## TO BE DONE
Copy the data that follows, character for character, minus the pictures.

## INPUT RECORDS
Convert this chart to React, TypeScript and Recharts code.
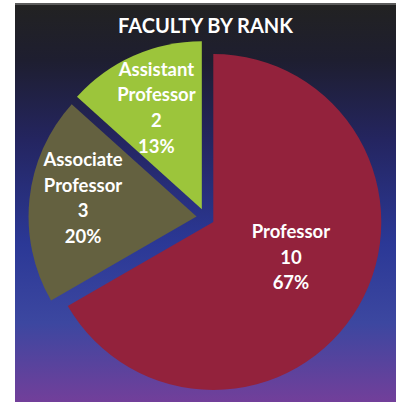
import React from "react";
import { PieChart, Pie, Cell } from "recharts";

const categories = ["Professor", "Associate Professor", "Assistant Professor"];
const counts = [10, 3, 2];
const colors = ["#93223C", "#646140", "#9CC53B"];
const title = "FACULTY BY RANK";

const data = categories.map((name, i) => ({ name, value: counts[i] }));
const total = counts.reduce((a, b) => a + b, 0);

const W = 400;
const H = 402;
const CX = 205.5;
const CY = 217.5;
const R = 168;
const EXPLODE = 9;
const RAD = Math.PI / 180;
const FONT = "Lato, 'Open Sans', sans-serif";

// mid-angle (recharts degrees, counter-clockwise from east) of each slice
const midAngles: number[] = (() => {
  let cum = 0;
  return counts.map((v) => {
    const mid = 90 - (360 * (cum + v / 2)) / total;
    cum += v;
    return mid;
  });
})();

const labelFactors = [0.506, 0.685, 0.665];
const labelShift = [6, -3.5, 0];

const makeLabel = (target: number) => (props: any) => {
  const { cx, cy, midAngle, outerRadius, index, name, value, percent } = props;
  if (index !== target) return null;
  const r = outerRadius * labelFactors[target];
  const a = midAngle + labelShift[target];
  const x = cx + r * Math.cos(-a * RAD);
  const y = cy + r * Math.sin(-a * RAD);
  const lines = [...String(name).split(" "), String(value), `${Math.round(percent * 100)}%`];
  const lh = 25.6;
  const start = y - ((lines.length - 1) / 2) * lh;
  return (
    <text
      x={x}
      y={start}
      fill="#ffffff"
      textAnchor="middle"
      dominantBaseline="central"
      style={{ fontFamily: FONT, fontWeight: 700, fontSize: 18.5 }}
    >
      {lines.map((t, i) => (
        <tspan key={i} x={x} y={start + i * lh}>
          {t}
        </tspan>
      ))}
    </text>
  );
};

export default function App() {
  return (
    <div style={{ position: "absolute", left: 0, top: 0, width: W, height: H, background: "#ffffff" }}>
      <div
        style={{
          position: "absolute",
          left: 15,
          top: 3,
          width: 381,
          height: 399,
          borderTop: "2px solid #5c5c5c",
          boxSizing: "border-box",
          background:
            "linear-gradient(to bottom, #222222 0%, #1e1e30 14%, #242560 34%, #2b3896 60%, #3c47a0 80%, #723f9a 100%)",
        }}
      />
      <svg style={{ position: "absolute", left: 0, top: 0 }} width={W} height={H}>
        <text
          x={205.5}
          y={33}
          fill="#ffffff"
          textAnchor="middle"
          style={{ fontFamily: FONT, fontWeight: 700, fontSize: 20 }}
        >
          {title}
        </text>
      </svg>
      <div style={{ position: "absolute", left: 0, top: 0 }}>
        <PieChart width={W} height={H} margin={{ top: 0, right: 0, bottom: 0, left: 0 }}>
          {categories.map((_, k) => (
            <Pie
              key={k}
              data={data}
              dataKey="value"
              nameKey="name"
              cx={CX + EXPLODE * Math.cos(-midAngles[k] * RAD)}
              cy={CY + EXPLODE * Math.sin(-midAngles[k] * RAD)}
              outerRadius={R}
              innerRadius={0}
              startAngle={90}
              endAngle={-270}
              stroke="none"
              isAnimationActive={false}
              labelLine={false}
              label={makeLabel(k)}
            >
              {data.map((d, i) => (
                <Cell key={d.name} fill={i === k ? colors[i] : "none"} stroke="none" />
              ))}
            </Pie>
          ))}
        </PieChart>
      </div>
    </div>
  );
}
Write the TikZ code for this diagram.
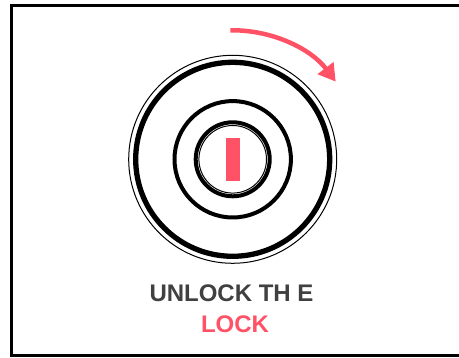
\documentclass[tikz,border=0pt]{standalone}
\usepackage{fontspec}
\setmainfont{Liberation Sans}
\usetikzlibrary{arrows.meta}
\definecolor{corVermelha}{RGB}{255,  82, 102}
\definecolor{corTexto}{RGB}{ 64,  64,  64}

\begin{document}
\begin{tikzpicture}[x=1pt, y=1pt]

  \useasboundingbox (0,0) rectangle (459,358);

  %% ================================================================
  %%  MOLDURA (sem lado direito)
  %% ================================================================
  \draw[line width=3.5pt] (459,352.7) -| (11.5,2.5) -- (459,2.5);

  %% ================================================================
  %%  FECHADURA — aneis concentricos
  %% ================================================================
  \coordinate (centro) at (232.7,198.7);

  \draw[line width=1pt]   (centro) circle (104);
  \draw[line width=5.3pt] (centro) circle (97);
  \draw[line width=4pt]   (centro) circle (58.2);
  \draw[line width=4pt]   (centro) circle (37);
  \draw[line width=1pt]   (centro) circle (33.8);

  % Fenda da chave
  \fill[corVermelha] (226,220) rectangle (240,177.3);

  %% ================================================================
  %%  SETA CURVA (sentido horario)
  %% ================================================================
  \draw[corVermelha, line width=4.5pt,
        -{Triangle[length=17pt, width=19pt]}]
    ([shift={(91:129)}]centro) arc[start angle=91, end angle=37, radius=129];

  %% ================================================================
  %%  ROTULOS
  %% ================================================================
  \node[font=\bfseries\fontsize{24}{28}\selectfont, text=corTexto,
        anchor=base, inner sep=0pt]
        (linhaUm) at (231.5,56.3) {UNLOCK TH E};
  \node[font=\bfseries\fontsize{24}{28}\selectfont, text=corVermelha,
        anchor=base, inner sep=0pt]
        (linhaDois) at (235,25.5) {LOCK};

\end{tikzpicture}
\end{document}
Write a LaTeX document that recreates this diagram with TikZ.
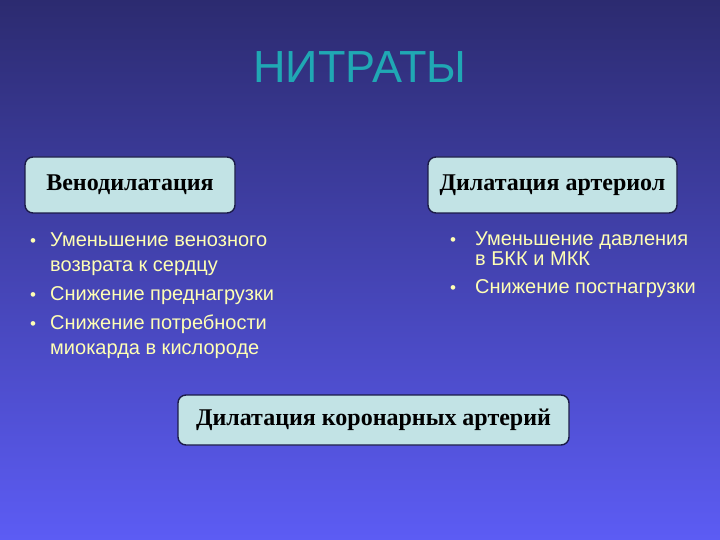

## PROBLEM SOLUTION
Convert this chart to React, TypeScript and Recharts code.
import React from "react";
import { PieChart, Pie, Cell } from "recharts";

const categories = ["Professor", "Associate Professor", "Assistant Professor"];
const counts = [10, 3, 2];
const colors = ["#93223C", "#646140", "#9CC53B"];
const title = "FACULTY BY RANK";

const data = categories.map((name, i) => ({ name, value: counts[i] }));
const total = counts.reduce((a, b) => a + b, 0);

const W = 400;
const H = 402;
const CX = 205.5;
const CY = 217.5;
const R = 168;
const EXPLODE = 9;
const RAD = Math.PI / 180;
const FONT = "Lato, 'Open Sans', sans-serif";

// mid-angle (recharts degrees, counter-clockwise from east) of each slice
const midAngles: number[] = (() => {
  let cum = 0;
  return counts.map((v) => {
    const mid = 90 - (360 * (cum + v / 2)) / total;
    cum += v;
    return mid;
  });
})();

const labelFactors = [0.506, 0.685, 0.665];
const labelShift = [6, -3.5, 0];

const makeLabel = (target: number) => (props: any) => {
  const { cx, cy, midAngle, outerRadius, index, name, value, percent } = props;
  if (index !== target) return null;
  const r = outerRadius * labelFactors[target];
  const a = midAngle + labelShift[target];
  const x = cx + r * Math.cos(-a * RAD);
  const y = cy + r * Math.sin(-a * RAD);
  const lines = [...String(name).split(" "), String(value), `${Math.round(percent * 100)}%`];
  const lh = 25.6;
  const start = y - ((lines.length - 1) / 2) * lh;
  return (
    <text
      x={x}
      y={start}
      fill="#ffffff"
      textAnchor="middle"
      dominantBaseline="central"
      style={{ fontFamily: FONT, fontWeight: 700, fontSize: 18.5 }}
    >
      {lines.map((t, i) => (
        <tspan key={i} x={x} y={start + i * lh}>
          {t}
        </tspan>
      ))}
    </text>
  );
};

export default function App() {
  return (
    <div style={{ position: "absolute", left: 0, top: 0, width: W, height: H, background: "#ffffff" }}>
      <div
        style={{
          position: "absolute",
          left: 15,
          top: 3,
          width: 381,
          height: 399,
          borderTop: "2px solid #5c5c5c",
          boxSizing: "border-box",
          background:
            "linear-gradient(to bottom, #222222 0%, #1e1e30 14%, #242560 34%, #2b3896 60%, #3c47a0 80%, #723f9a 100%)",
        }}
      />
      <svg style={{ position: "absolute", left: 0, top: 0 }} width={W} height={H}>
        <text
          x={205.5}
          y={33}
          fill="#ffffff"
          textAnchor="middle"
          style={{ fontFamily: FONT, fontWeight: 700, fontSize: 20 }}
        >
          {title}
        </text>
      </svg>
      <div style={{ position: "absolute", left: 0, top: 0 }}>
        <PieChart width={W} height={H} margin={{ top: 0, right: 0, bottom: 0, left: 0 }}>
          {categories.map((_, k) => (
            <Pie
              key={k}
              data={data}
              dataKey="value"
              nameKey="name"
              cx={CX + EXPLODE * Math.cos(-midAngles[k] * RAD)}
              cy={CY + EXPLODE * Math.sin(-midAngles[k] * RAD)}
              outerRadius={R}
              innerRadius={0}
              startAngle={90}
              endAngle={-270}
              stroke="none"
              isAnimationActive={false}
              labelLine={false}
              label={makeLabel(k)}
            >
              {data.map((d, i) => (
                <Cell key={d.name} fill={i === k ? colors[i] : "none"} stroke="none" />
              ))}
            </Pie>
          ))}
        </PieChart>
      </div>
    </div>
  );
}
Write the TikZ code for this diagram.
\documentclass[tikz,border=0pt]{standalone}
\usepackage{fontspec}
\setmainfont{Liberation Sans}
\usetikzlibrary{arrows.meta}
\definecolor{corVermelha}{RGB}{255,  82, 102}
\definecolor{corTexto}{RGB}{ 64,  64,  64}

\begin{document}
\begin{tikzpicture}[x=1pt, y=1pt]

  \useasboundingbox (0,0) rectangle (459,358);

  %% ================================================================
  %%  MOLDURA (sem lado direito)
  %% ================================================================
  \draw[line width=3.5pt] (459,352.7) -| (11.5,2.5) -- (459,2.5);

  %% ================================================================
  %%  FECHADURA — aneis concentricos
  %% ================================================================
  \coordinate (centro) at (232.7,198.7);

  \draw[line width=1pt]   (centro) circle (104);
  \draw[line width=5.3pt] (centro) circle (97);
  \draw[line width=4pt]   (centro) circle (58.2);
  \draw[line width=4pt]   (centro) circle (37);
  \draw[line width=1pt]   (centro) circle (33.8);

  % Fenda da chave
  \fill[corVermelha] (226,220) rectangle (240,177.3);

  %% ================================================================
  %%  SETA CURVA (sentido horario)
  %% ================================================================
  \draw[corVermelha, line width=4.5pt,
        -{Triangle[length=17pt, width=19pt]}]
    ([shift={(91:129)}]centro) arc[start angle=91, end angle=37, radius=129];

  %% ================================================================
  %%  ROTULOS
  %% ================================================================
  \node[font=\bfseries\fontsize{24}{28}\selectfont, text=corTexto,
        anchor=base, inner sep=0pt]
        (linhaUm) at (231.5,56.3) {UNLOCK TH E};
  \node[font=\bfseries\fontsize{24}{28}\selectfont, text=corVermelha,
        anchor=base, inner sep=0pt]
        (linhaDois) at (235,25.5) {LOCK};

\end{tikzpicture}
\end{document}
Write a LaTeX document that recreates this diagram with TikZ.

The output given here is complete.